The Life Summary of Sylvanus B. Phinney
When Sylvanus B. Phinney was born on 27 October 1808, in Barnstable, MA, his father, Timothy Phinney, was 24 and his mother, Olive Gorham Bourne, was 30. He married Elizabeth Cordelia Hildreth on 8 May 1832, in Massachusetts, They were the parents of 3 sons and 1 daughter. He lived in Barnstable. He died on 7 April 1899, in Barnstable, at the age of 90, and was buried in Barnstable.
In 1830, he founded the Barnstable Patriot, Cape Cod’s oldest newspaper. He was an outstanding business man and politician. He served as collector of customs under Presidents Polk, Pierce, Buchanan and Johnson. He was also secretary of Barnstable Savings, president of Hyannis Savings and Hyannis National banks. He was a clerk of the Cape Cod Central Railroad, a member of the Democratic National Convention in 1844, 1853, and 1857. He also was president of the Cape Cod Unitarian Conference, president of the Barnstable Agricultural Society, a Mason, and a major in the 1st Regiment of the Massachusetts Militia.

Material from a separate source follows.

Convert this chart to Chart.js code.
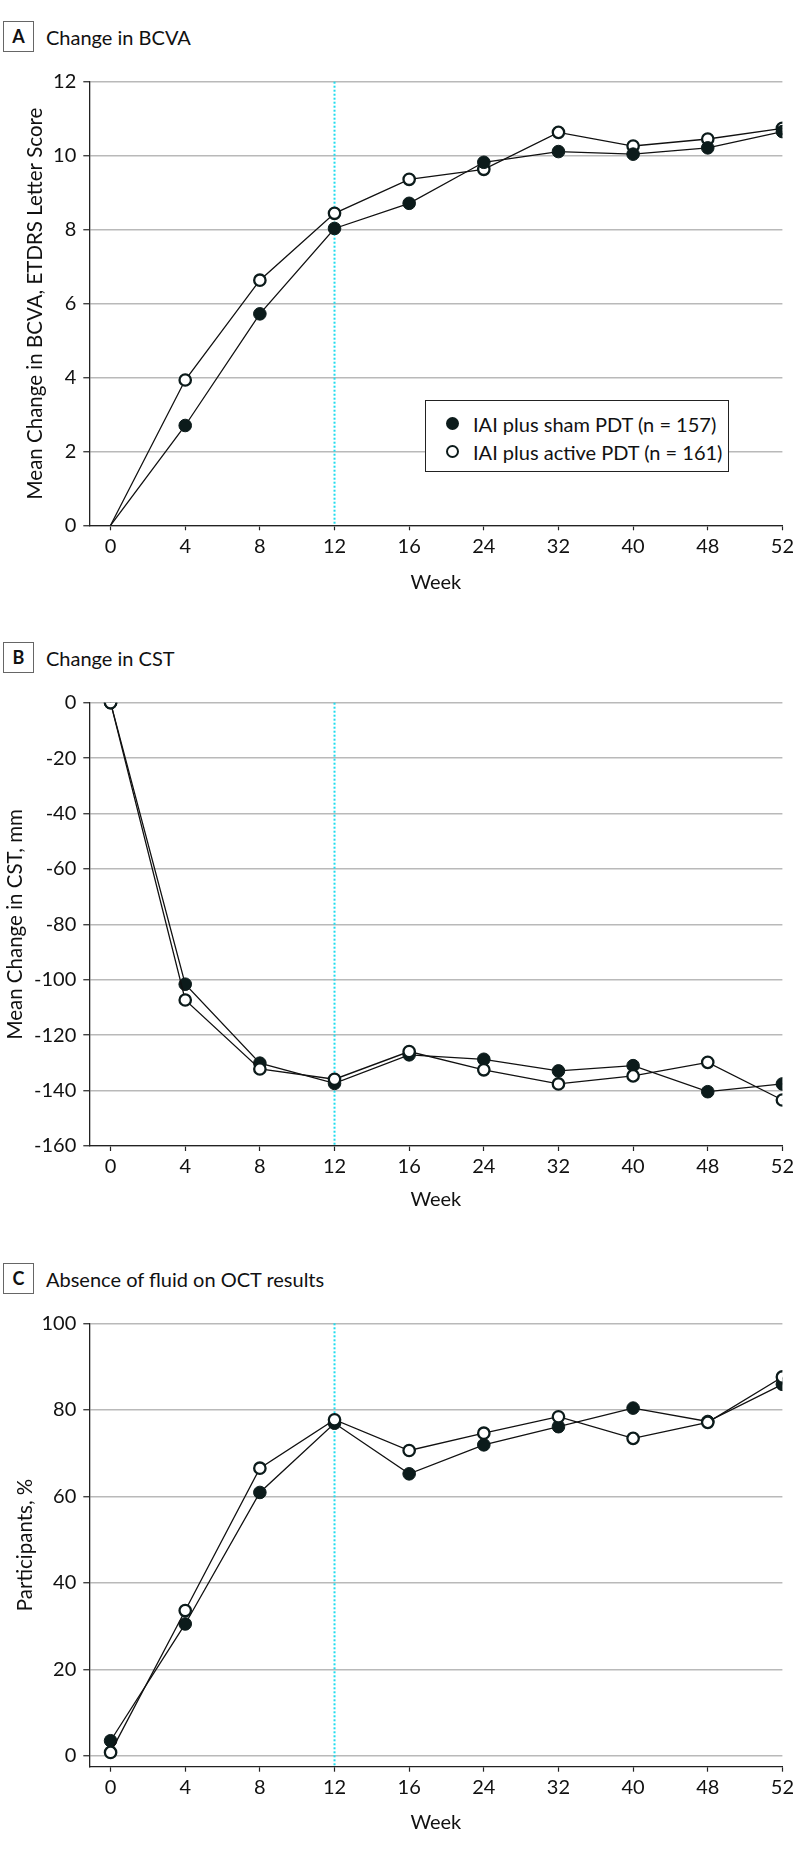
<!DOCTYPE html>
<html lang="en">
<head>
    <meta charset="UTF-8">
    <title>Change in BCVA, CST and fluid on OCT</title>
    <style>
        body {
            margin: 0;
            background: #fff;
            font-family: Lato, "Open Sans", sans-serif;
            color: #111;
        }
        #page {
            position: relative;
            width: 798px;
            height: 1852px;
        }
        .panel-label {
            position: absolute;
            left: 3px;
            width: 29px;
            height: 29px;
            border: 1.5px solid #666;
            font-weight: bold;
            font-size: 18px;
            line-height: 29px;
            text-align: center;
        }
        .panel-title {
            position: absolute;
            left: 46px;
            height: 32px;
            font-size: 20px;
            line-height: 32px;
            white-space: nowrap;
        }
        canvas {
            position: absolute;
            left: 0;
        }
        .legend {
            position: absolute;
            left: 425px;
            top: 400px;
            width: 302px;
            height: 70px;
            border: 1.5px solid #222;
            background: #fff;
            z-index: 2;
        }
        .legend .row {
            position: absolute;
            left: 0;
            height: 28px;
            line-height: 28px;
            font-size: 20px;
            white-space: nowrap;
        }
        .legend .dot {
            position: absolute;
            left: 20px;
            top: 7px;
            width: 13px;
            height: 13px;
            border-radius: 50%;
            box-sizing: border-box;
        }
        .legend .txt {
            position: absolute;
            left: 47px;
        }
    </style>
</head>
<body>
<div id="page">
    <div class="panel-label" style="top:21px">A</div>
    <div class="panel-title" style="top:21px">Change in BCVA</div>
    <canvas id="chartA" width="798" height="560" style="top:60px"></canvas>
    <div class="legend">
        <div class="row" style="top:9px">
            <span class="dot" style="background:#0c1b1b"></span>
            <span class="txt">IAI plus sham PDT (n = 157)</span>
        </div>
        <div class="row" style="top:37px">
            <span class="dot" style="background:#fff;border:2.2px solid #0c1b1b"></span>
            <span class="txt">IAI plus active PDT (n = 161)</span>
        </div>
    </div>

    <div class="panel-label" style="top:642px">B</div>
    <div class="panel-title" style="top:642px">Change in CST</div>
    <canvas id="chartB" width="798" height="560" style="top:680px"></canvas>

    <div class="panel-label" style="top:1263px">C</div>
    <div class="panel-title" style="top:1263px">Absence of fluid on OCT results</div>
    <canvas id="chartC" width="798" height="552" style="top:1300px"></canvas>
</div>

<script src="https://cdn.jsdelivr.net/npm/chart.js"></script>
<script>
    // visit weeks (x axis categories)
    const weeks = ['0', '4', '8', '12', '16', '24', '32', '40', '48', '52'];

    // A: mean change in BCVA, ETDRS letters
    const bcvaSham = [0, 2.70, 5.72, 8.03, 8.71, 9.82, 10.11, 10.04, 10.21, 10.65];
    const bcvaActive = [0, 3.93, 6.63, 8.44, 9.36, 9.63, 10.63, 10.26, 10.45, 10.74];
    const bcvaTicks = [0, 2, 4, 6, 8, 10, 12];

    // B: mean change in CST
    const cstSham = [0, -101.6, -130.1, -137.4, -127.1, -128.7, -132.9, -131.0, -140.4, -137.6];
    const cstActive = [0, -107.3, -132.2, -135.9, -125.9, -132.5, -137.6, -134.7, -129.8, -143.4];
    const cstTicks = [0, -20, -40, -60, -80, -100, -120, -140, -160];

    // C: participants with no fluid on OCT, %
    const fluidSham = [3.5, 30.5, 60.9, 76.9, 65.2, 71.9, 76.1, 80.4, 77.3, 85.9];
    const fluidActive = [0.8, 33.6, 66.5, 77.7, 70.6, 74.6, 78.4, 73.4, 77.1, 87.6];
    const fluidTicks = [0, 20, 40, 60, 80, 100];

    const shamLabel = 'IAI plus sham PDT (n = 157)';
    const activeLabel = 'IAI plus active PDT (n = 161)';

    const ink = '#0c1b1b';
    const font = 'Lato, "Open Sans", sans-serif';

    // dotted cyan line at week 12
    const week12Line = {
        id: 'week12Line',
        beforeDatasetsDraw(chart) {
            const ctx = chart.ctx;
            const x = chart.scales.x.getPixelForValue(weeks.indexOf('12'));
            const area = chart.chartArea;
            ctx.save();
            ctx.strokeStyle = '#1fdcee';
            ctx.lineWidth = 2;
            ctx.setLineDash([2, 2]);
            ctx.beginPath();
            ctx.moveTo(x, area.top);
            ctx.lineTo(x, area.bottom);
            ctx.stroke();
            ctx.restore();
        }
    };

    function toPoints(values) {
        return values.map(function (v, i) { return { x: i, y: v }; });
    }

    function buildPanel(id, cfg) {
        const H = document.getElementById(id).height;
        const titleSize = 20;
        const lineH = titleSize * 1.2;

        const sham = {
            label: shamLabel,
            data: toPoints(cfg.sham),
            borderColor: '#111',
            borderWidth: 1.3,
            pointBackgroundColor: ink,
            pointBorderColor: ink,
            pointBorderWidth: 1,
            pointRadius: function (c) { return cfg.hideFirst && c.dataIndex === 0 ? 0 : 6.3; },
            order: cfg.shamOnTop ? 0 : 1
        };
        const active = {
            label: activeLabel,
            data: toPoints(cfg.active),
            borderColor: '#111',
            borderWidth: 1.3,
            pointBackgroundColor: '#fff',
            pointBorderColor: ink,
            pointBorderWidth: 2.3,
            pointRadius: function (c) { return cfg.hideFirst && c.dataIndex === 0 ? 0 : 5.7; },
            order: cfg.shamOnTop ? 1 : 0
        };

        return new Chart(document.getElementById(id), {
            type: 'line',
            data: { datasets: [sham, active] },
            options: {
                responsive: false,
                animation: false,
                devicePixelRatio: 1,
                layout: { padding: { top: cfg.areaTop, right: 13.7, left: 0, bottom: 0 } },
                plugins: { legend: { display: false }, tooltip: { enabled: false } },
                scales: {
                    x: {
                        type: 'linear',
                        min: -0.285,
                        max: weeks.length - 1,
                        afterBuildTicks: function (s) {
                            s.ticks = weeks.map(function (w, i) { return { value: i }; });
                        },
                        afterFit: function (s) { s.height = H - cfg.areaBottom; },
                        grid: { drawOnChartArea: false, tickLength: 5, tickColor: '#222', tickWidth: 1.2 },
                        border: { color: '#222', width: 1.3 },
                        ticks: {
                            padding: 4,
                            color: '#111',
                            font: { family: font, size: 20 },
                            callback: function (v) { return weeks[v]; }
                        },
                        title: {
                            display: true,
                            text: 'Week',
                            color: '#111',
                            font: { family: font, size: titleSize },
                            padding: { top: 0, bottom: H - cfg.areaBottom - cfg.weekOffset - lineH / 2 }
                        }
                    },
                    y: {
                        min: cfg.yMin,
                        max: cfg.yMax,
                        afterBuildTicks: function (s) {
                            s.ticks = cfg.yTicks.map(function (v) { return { value: v }; });
                        },
                        afterFit: function (s) { s.width = 89.3; },
                        grid: { color: '#b9b9b9', lineWidth: 1.5, tickLength: 6, tickColor: '#222', tickWidth: 1.2 },
                        border: { color: '#222', width: 1.3 },
                        ticks: {
                            padding: 7,
                            color: '#111',
                            font: { family: font, size: 20 }
                        },
                        title: {
                            display: true,
                            text: cfg.yTitle,
                            color: '#111',
                            font: { family: font, size: 20.5 },
                            padding: { top: cfg.yTitleX - 20.5 * 1.2 / 2, bottom: 0 }
                        }
                    }
                }
            },
            plugins: [week12Line]
        });
    }

    buildPanel('chartA', {
        sham: bcvaSham, active: bcvaActive, yTicks: bcvaTicks,
        yMin: 0, yMax: 12, yTitle: 'Mean Change in BCVA, ETDRS Letter Score',
        areaTop: 21.7, areaBottom: 465.3, weekOffset: 57, yTitleX: 35,
        hideFirst: true, shamOnTop: true
    });

    buildPanel('chartB', {
        sham: cstSham, active: cstActive, yTicks: cstTicks,
        yMin: -160, yMax: 0, yTitle: 'Mean Change in CST, mm',
        areaTop: 22.7, areaBottom: 466, weekOffset: 54, yTitleX: 15,
        hideFirst: false, shamOnTop: false
    });

    buildPanel('chartC', {
        sham: fluidSham, active: fluidActive, yTicks: fluidTicks,
        yMin: -2.5, yMax: 100, yTitle: 'Participants, %',
        areaTop: 23.3, areaBottom: 466.7, weekOffset: 56, yTitleX: 25,
        hideFirst: false, shamOnTop: false
    });
</script>
</body>
</html>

Phinney-Jones House and Museum
The museum is furnished and styled as a ship captain’s home as it would have been in the 1800s. Exhibit rooms showcase period furnishings, daguerreotype, marine paintings, maps, porcelain, glassware, crockery, and other vintage curio items. In the reception area, visitors can learn about Barnstable’s fishing, ice trade, salt manufacturing and cranberry industries through artwork, photographs, and industry specific artifacts. In the dining room, visitors can imagine how the ship captain’s wife might have served a formal dinner to her guests with the vast array of china and silver on display. In the adjoining hallway, a wall map of Cape Cod by cartographer H.F. Walling gives visitors a glimpse into how people understood their world in 1858. In the parlor, visitors can view the extensive butterfly collection, stereoscope viewer and melodeon which where used to entertain the ship captain’s family and their guests. In the kitchen, bedroom, and children’s room, visitors can find an engaging collection of period furniture, kitchen gadgets, quilts, vintage clothing, and antique toys, all of which provide a glimpse into daily family life in the Victorian era. For lovers of maritime history, there are ship models, antique navigational equipment, hand carved ivory, scrimshaw, and other maritime memorabilia from the Golden Age of Sail on display in the maritime room. Lastly, visitors can find an array of antique hand tools, farm implements, and Native American projectile point collection in the adjoining toolshed.
Visitors can explore the museum areas on their own or take a guided tour, about 40 minutes, led by one of the museum’s knowledgeable docents. BHS docents are available to answer visitor questions about the museum’s exhibition, share information about its collection, and provide interpretive insights and historical context to the varied exhibits on view.